Problem details: Could the lines from the start of the data through the line with "0.8161, 0.8229, 0.8296]" be set down exactly, with no pictures among them?

-- BEGIN Collected data --

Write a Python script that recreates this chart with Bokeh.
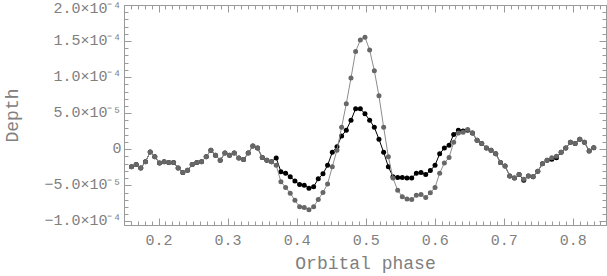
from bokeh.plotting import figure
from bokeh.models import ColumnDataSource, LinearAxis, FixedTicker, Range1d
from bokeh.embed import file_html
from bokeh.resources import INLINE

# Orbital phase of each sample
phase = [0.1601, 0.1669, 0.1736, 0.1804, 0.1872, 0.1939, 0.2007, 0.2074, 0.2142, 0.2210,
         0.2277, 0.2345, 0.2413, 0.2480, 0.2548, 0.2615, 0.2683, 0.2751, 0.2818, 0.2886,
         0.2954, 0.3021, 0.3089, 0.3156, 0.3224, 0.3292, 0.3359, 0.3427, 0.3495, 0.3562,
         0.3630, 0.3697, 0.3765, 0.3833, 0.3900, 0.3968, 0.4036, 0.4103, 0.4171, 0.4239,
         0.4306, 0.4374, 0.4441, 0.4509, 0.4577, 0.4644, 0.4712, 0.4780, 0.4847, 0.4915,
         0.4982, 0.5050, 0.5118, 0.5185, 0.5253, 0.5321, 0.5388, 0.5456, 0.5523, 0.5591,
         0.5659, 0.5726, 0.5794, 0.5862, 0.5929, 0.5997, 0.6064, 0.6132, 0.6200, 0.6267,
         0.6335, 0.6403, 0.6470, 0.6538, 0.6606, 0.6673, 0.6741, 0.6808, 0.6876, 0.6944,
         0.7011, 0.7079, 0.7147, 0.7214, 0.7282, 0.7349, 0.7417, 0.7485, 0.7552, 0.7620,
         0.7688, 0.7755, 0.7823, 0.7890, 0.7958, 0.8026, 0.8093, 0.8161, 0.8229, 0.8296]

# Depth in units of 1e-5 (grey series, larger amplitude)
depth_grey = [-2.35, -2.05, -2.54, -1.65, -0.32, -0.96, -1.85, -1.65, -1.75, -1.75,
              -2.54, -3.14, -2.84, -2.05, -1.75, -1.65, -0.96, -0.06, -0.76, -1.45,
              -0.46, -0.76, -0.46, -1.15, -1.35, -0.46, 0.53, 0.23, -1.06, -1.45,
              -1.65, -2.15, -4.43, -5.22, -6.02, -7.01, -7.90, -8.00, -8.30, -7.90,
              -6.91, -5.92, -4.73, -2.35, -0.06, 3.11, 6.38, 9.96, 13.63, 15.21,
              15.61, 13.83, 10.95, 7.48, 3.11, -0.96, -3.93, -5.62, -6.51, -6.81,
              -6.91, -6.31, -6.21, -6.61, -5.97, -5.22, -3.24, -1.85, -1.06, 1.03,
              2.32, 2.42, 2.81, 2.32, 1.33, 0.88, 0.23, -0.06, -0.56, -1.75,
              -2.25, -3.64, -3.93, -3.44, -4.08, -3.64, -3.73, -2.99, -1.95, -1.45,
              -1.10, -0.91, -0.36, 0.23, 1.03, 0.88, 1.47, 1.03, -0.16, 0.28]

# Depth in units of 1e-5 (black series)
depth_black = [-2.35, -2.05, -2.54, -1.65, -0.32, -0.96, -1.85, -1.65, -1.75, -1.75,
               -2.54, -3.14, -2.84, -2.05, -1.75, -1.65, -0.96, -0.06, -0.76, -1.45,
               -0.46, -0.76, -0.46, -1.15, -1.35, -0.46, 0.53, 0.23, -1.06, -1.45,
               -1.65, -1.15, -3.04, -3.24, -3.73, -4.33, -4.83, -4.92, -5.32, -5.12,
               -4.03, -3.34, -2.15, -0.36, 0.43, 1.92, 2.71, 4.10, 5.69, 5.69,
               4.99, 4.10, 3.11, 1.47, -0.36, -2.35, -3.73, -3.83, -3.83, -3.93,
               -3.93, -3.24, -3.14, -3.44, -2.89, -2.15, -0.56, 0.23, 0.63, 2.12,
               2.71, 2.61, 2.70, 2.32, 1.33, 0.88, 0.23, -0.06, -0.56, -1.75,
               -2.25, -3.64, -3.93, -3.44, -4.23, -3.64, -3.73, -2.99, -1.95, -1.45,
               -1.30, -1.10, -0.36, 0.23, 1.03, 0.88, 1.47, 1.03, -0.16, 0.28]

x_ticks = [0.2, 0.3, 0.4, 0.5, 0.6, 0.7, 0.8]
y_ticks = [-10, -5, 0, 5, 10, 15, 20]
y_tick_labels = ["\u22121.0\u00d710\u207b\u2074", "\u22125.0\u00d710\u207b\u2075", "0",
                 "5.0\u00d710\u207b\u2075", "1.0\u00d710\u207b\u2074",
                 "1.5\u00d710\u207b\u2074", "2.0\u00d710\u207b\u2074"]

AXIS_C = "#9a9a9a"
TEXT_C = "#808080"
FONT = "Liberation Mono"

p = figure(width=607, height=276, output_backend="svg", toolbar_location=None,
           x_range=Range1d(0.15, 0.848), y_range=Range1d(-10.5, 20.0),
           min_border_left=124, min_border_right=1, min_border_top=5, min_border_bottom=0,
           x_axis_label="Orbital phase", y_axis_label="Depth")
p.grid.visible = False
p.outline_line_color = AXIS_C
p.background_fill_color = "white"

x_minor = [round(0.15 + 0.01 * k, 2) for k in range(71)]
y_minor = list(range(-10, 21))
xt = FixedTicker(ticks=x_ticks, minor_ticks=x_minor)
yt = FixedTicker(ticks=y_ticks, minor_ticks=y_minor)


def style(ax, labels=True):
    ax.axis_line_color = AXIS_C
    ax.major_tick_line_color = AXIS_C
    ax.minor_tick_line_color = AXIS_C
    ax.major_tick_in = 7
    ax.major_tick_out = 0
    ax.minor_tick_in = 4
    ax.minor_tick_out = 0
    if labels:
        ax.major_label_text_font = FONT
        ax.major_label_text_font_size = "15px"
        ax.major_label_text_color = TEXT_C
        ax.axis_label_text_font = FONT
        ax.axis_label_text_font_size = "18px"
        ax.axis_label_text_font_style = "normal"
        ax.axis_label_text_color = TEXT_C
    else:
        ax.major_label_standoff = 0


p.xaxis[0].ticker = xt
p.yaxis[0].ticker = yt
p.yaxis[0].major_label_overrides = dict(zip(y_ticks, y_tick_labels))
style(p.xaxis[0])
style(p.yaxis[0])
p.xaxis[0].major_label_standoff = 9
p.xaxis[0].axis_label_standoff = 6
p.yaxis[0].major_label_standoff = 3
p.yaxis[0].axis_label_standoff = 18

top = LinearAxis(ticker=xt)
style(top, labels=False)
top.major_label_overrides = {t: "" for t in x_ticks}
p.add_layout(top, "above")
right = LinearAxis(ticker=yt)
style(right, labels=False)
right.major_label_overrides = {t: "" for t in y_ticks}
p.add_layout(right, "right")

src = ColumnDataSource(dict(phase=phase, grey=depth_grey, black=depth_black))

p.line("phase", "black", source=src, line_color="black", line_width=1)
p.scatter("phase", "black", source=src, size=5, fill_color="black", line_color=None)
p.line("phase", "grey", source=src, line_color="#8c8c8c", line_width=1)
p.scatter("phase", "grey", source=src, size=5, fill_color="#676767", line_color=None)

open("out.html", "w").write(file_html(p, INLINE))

-- END Collected data --

Output below:
Write a Python script that recreates this chart with Bokeh.
from bokeh.plotting import figure
from bokeh.models import ColumnDataSource, LinearAxis, FixedTicker, Range1d
from bokeh.embed import file_html
from bokeh.resources import INLINE

# Orbital phase of each sample
phase = [0.1601, 0.1669, 0.1736, 0.1804, 0.1872, 0.1939, 0.2007, 0.2074, 0.2142, 0.2210,
         0.2277, 0.2345, 0.2413, 0.2480, 0.2548, 0.2615, 0.2683, 0.2751, 0.2818, 0.2886,
         0.2954, 0.3021, 0.3089, 0.3156, 0.3224, 0.3292, 0.3359, 0.3427, 0.3495, 0.3562,
         0.3630, 0.3697, 0.3765, 0.3833, 0.3900, 0.3968, 0.4036, 0.4103, 0.4171, 0.4239,
         0.4306, 0.4374, 0.4441, 0.4509, 0.4577, 0.4644, 0.4712, 0.4780, 0.4847, 0.4915,
         0.4982, 0.5050, 0.5118, 0.5185, 0.5253, 0.5321, 0.5388, 0.5456, 0.5523, 0.5591,
         0.5659, 0.5726, 0.5794, 0.5862, 0.5929, 0.5997, 0.6064, 0.6132, 0.6200, 0.6267,
         0.6335, 0.6403, 0.6470, 0.6538, 0.6606, 0.6673, 0.6741, 0.6808, 0.6876, 0.6944,
         0.7011, 0.7079, 0.7147, 0.7214, 0.7282, 0.7349, 0.7417, 0.7485, 0.7552, 0.7620,
         0.7688, 0.7755, 0.7823, 0.7890, 0.7958, 0.8026, 0.8093, 0.8161, 0.8229, 0.8296]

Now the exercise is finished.